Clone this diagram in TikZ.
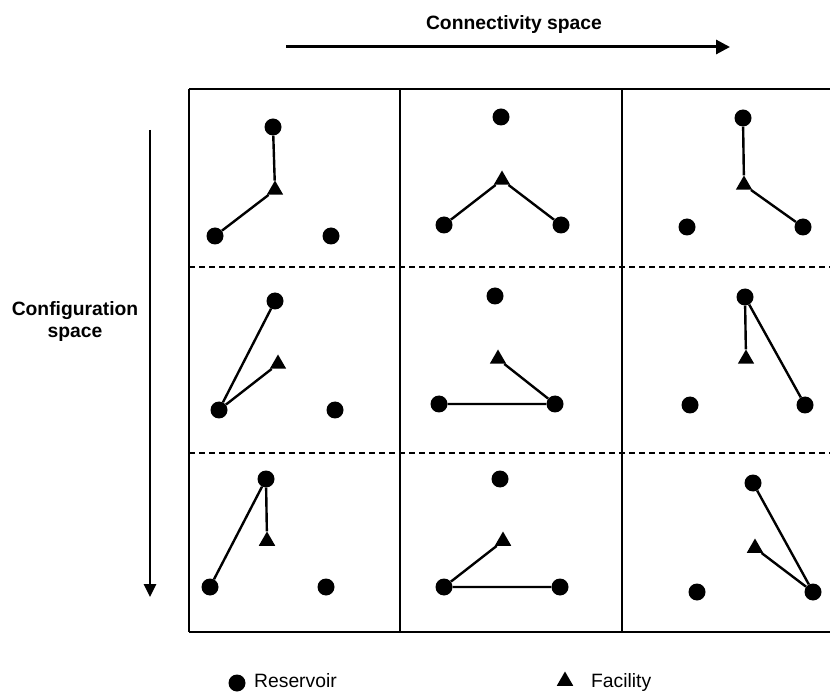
\documentclass[tikz,border=0pt]{standalone}
\usepackage{fontspec}
\setmainfont{Liberation Sans}
\usetikzlibrary{shapes.geometric,arrows.meta}

\begin{document}
\begin{tikzpicture}[x=1pt,y=-1pt,
  res/.style={circle,fill,inner sep=0pt,minimum size=17pt},
  fac/.style={regular polygon,regular polygon sides=3,fill,inner sep=0pt,minimum size=19pt},
  link/.style={line width=2.4pt},
  grid/.style={line width=2.4pt},
  sep/.style={line width=2pt,dash pattern=on 6pt off 4pt},
  lbl/.style={font=\fontsize{19.3}{22}\selectfont\bfseries,inner sep=0pt,align=center}]
\useasboundingbox (0,0) rectangle (830,692);

% axes
\node[lbl] (conn) at (514,25) {Connectivity space};
\draw[line width=3pt,-{Triangle[length=14pt,width=14pt]}] (286,47)--(730,47);
\node[lbl] (conf) at (75,322) {Configuration\\space};
\draw[line width=2.6pt,-{Triangle[length=13pt,width=12pt]}] (150,130)--(150,597);

% frame
\draw[grid] (189,89)--(830,89) (189,632)--(830,632);
\draw[grid] (189,89)--(189,632) (400,89)--(400,632) (622,89)--(622,632);
\draw[sep] (189,267)--(830,267) (189,453)--(830,453);

% row 1
\node[res] (c11t) at (273,127) {};
\node[fac] (c11f) at (275,190) {};
\node[res] (c11l) at (215,236) {};
\node[res] (c11r) at (331,236) {};
\draw[link] (c11t)--(c11f)--(c11l);

\node[res] (c21t) at (501,117) {};
\node[fac] (c21f) at (502,180) {};
\node[res] (c21l) at (444,225) {};
\node[res] (c21r) at (561,225) {};
\draw[link] (c21l)--(c21f)--(c21r);

\node[res] (c31t) at (743,118) {};
\node[fac] (c31f) at (744,185) {};
\node[res] (c31l) at (687,227) {};
\node[res] (c31r) at (803,227) {};
\draw[link] (c31t)--(c31f)--(c31r);

% row 2
\node[res] (c12t) at (275,301) {};
\node[fac] (c12f) at (278,364) {};
\node[res] (c12l) at (219,410) {};
\node[res] (c12r) at (335,410) {};
\draw[link] (c12t)--(c12l)--(c12f);

\node[res] (c22t) at (495,296) {};
\node[fac] (c22f) at (498,359) {};
\node[res] (c22l) at (439,404) {};
\node[res] (c22r) at (555,404) {};
\draw[link] (c22l)--(c22r)--(c22f);

\node[res] (c32t) at (745,297) {};
\node[fac] (c32f) at (746,359) {};
\node[res] (c32l) at (690,405) {};
\node[res] (c32r) at (805,405) {};
\draw[link] (c32f)--(c32t)--(c32r);

% row 3
\node[res] (c13t) at (266,479) {};
\node[fac] (c13f) at (267,541) {};
\node[res] (c13l) at (210,587) {};
\node[res] (c13r) at (326,587) {};
\draw[link] (c13f)--(c13t)--(c13l);

\node[res] (c23t) at (500,479) {};
\node[fac] (c23f) at (503,541) {};
\node[res] (c23l) at (444,587) {};
\node[res] (c23r) at (560,587) {};
\draw[link] (c23f)--(c23l)--(c23r);

\node[res] (c33t) at (753,483) {};
\node[fac] (c33f) at (755,548) {};
\node[res] (c33l) at (697,592) {};
\node[res] (c33r) at (813,592) {};
\draw[link] (c33t)--(c33r)--(c33f);

% legend
\node[res] (keyres) at (237,683) {};
\node[anchor=base west,inner sep=0pt,font=\fontsize{19.3}{22}\selectfont] (keyrestxt) at (254,687) {Reservoir};
\node[fac] (keyfac) at (565,681) {};
\node[anchor=base west,inner sep=0pt,font=\fontsize{19.3}{22}\selectfont] (keyfactxt) at (591,687) {Facility};
\end{tikzpicture}
\end{document}
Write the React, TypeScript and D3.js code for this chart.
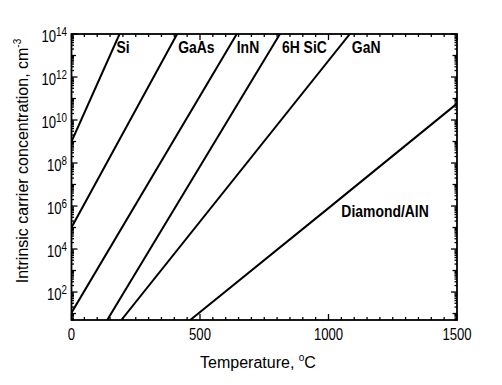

▸ **REQUIREMENTS**
Leave out the pictures and transcribe everything else exactly.

▸ **TASK ANSWER**
Clone this diagram in TikZ.
\documentclass[tikz,border=0pt]{standalone}
\usepackage{fontspec}
\setmainfont{Liberation Sans}
\usetikzlibrary{shapes.geometric,arrows.meta}

\begin{document}
\begin{tikzpicture}[x=1pt,y=-1pt,
  res/.style={circle,fill,inner sep=0pt,minimum size=17pt},
  fac/.style={regular polygon,regular polygon sides=3,fill,inner sep=0pt,minimum size=19pt},
  link/.style={line width=2.4pt},
  grid/.style={line width=2.4pt},
  sep/.style={line width=2pt,dash pattern=on 6pt off 4pt},
  lbl/.style={font=\fontsize{19.3}{22}\selectfont\bfseries,inner sep=0pt,align=center}]
\useasboundingbox (0,0) rectangle (830,692);

% axes
\node[lbl] (conn) at (514,25) {Connectivity space};
\draw[line width=3pt,-{Triangle[length=14pt,width=14pt]}] (286,47)--(730,47);
\node[lbl] (conf) at (75,322) {Configuration\\space};
\draw[line width=2.6pt,-{Triangle[length=13pt,width=12pt]}] (150,130)--(150,597);

% frame
\draw[grid] (189,89)--(830,89) (189,632)--(830,632);
\draw[grid] (189,89)--(189,632) (400,89)--(400,632) (622,89)--(622,632);
\draw[sep] (189,267)--(830,267) (189,453)--(830,453);

% row 1
\node[res] (c11t) at (273,127) {};
\node[fac] (c11f) at (275,190) {};
\node[res] (c11l) at (215,236) {};
\node[res] (c11r) at (331,236) {};
\draw[link] (c11t)--(c11f)--(c11l);

\node[res] (c21t) at (501,117) {};
\node[fac] (c21f) at (502,180) {};
\node[res] (c21l) at (444,225) {};
\node[res] (c21r) at (561,225) {};
\draw[link] (c21l)--(c21f)--(c21r);

\node[res] (c31t) at (743,118) {};
\node[fac] (c31f) at (744,185) {};
\node[res] (c31l) at (687,227) {};
\node[res] (c31r) at (803,227) {};
\draw[link] (c31t)--(c31f)--(c31r);

% row 2
\node[res] (c12t) at (275,301) {};
\node[fac] (c12f) at (278,364) {};
\node[res] (c12l) at (219,410) {};
\node[res] (c12r) at (335,410) {};
\draw[link] (c12t)--(c12l)--(c12f);

\node[res] (c22t) at (495,296) {};
\node[fac] (c22f) at (498,359) {};
\node[res] (c22l) at (439,404) {};
\node[res] (c22r) at (555,404) {};
\draw[link] (c22l)--(c22r)--(c22f);

\node[res] (c32t) at (745,297) {};
\node[fac] (c32f) at (746,359) {};
\node[res] (c32l) at (690,405) {};
\node[res] (c32r) at (805,405) {};
\draw[link] (c32f)--(c32t)--(c32r);

% row 3
\node[res] (c13t) at (266,479) {};
\node[fac] (c13f) at (267,541) {};
\node[res] (c13l) at (210,587) {};
\node[res] (c13r) at (326,587) {};
\draw[link] (c13f)--(c13t)--(c13l);

\node[res] (c23t) at (500,479) {};
\node[fac] (c23f) at (503,541) {};
\node[res] (c23l) at (444,587) {};
\node[res] (c23r) at (560,587) {};
\draw[link] (c23f)--(c23l)--(c23r);

\node[res] (c33t) at (753,483) {};
\node[fac] (c33f) at (755,548) {};
\node[res] (c33l) at (697,592) {};
\node[res] (c33r) at (813,592) {};
\draw[link] (c33t)--(c33r)--(c33f);

% legend
\node[res] (keyres) at (237,683) {};
\node[anchor=base west,inner sep=0pt,font=\fontsize{19.3}{22}\selectfont] (keyrestxt) at (254,687) {Reservoir};
\node[fac] (keyfac) at (565,681) {};
\node[anchor=base west,inner sep=0pt,font=\fontsize{19.3}{22}\selectfont] (keyfactxt) at (591,687) {Facility};
\end{tikzpicture}
\end{document}
Write the React, TypeScript and D3.js code for this chart.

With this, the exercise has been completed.